→ **WHAT TO PRODUCE**
Give the number of lines in the records below that include "chart", and nothing more.

→ **EXERCISE MATERIALS**
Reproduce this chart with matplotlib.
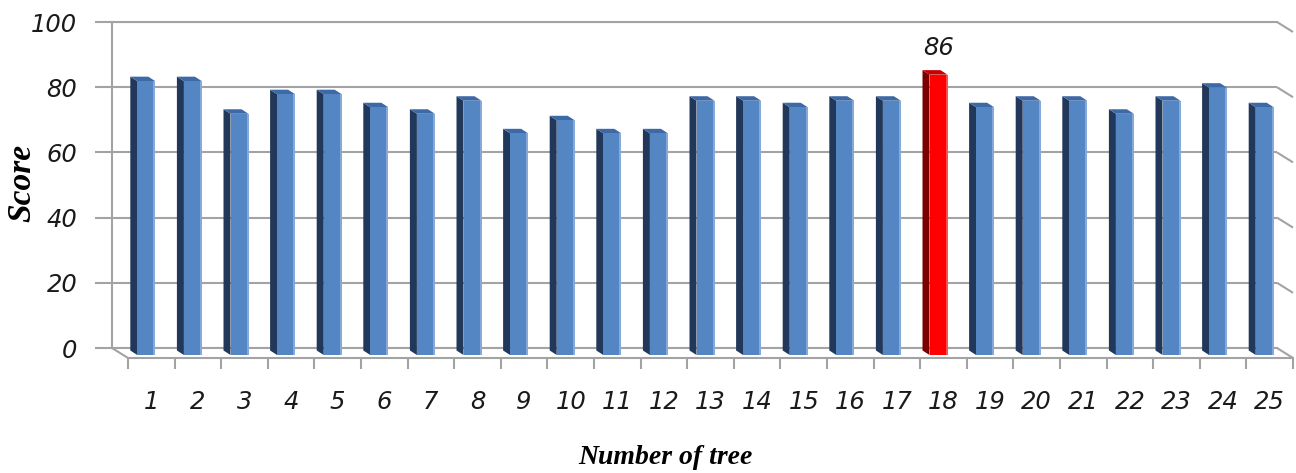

--

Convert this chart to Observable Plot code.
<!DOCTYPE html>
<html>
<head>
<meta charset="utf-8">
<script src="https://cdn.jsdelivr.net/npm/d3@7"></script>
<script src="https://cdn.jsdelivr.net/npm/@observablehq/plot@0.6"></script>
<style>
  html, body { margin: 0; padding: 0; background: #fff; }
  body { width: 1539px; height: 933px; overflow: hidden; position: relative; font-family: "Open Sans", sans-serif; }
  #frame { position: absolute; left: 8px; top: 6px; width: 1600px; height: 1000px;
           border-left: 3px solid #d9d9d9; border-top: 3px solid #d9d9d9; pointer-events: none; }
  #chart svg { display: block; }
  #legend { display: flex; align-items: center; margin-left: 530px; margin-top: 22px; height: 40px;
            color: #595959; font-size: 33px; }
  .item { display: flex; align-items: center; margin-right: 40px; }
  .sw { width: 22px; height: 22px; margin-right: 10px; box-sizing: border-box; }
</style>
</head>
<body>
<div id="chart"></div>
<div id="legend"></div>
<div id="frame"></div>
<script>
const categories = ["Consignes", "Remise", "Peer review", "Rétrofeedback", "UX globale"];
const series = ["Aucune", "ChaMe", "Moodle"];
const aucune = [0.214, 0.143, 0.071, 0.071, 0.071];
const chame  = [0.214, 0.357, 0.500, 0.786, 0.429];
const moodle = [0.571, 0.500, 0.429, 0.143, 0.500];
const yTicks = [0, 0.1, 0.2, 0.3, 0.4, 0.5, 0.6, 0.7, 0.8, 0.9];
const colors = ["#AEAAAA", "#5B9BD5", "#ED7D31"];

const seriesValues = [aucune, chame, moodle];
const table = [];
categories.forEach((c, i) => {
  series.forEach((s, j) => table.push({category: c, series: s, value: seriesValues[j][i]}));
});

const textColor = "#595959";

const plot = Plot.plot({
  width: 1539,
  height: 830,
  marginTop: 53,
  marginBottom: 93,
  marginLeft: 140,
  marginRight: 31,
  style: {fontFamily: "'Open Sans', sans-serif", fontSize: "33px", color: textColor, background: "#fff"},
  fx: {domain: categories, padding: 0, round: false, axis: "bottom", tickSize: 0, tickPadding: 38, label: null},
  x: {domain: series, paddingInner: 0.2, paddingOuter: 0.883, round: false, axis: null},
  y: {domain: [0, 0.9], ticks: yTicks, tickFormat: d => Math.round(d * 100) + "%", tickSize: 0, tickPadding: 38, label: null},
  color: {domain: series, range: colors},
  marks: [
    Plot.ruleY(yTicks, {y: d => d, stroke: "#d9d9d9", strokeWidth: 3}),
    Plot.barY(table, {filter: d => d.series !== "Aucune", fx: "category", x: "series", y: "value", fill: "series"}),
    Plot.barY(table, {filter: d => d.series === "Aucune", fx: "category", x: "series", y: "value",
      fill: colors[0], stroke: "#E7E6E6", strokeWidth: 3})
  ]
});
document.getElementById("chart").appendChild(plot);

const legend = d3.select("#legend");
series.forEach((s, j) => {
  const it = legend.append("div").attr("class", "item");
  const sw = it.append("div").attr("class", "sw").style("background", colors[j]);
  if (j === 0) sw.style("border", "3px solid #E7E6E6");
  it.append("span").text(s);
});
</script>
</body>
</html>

...

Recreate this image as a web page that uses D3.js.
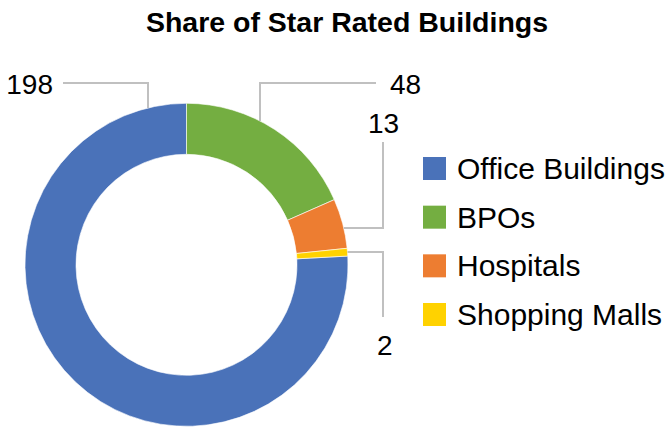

→ **WRITTEN REPLY**
5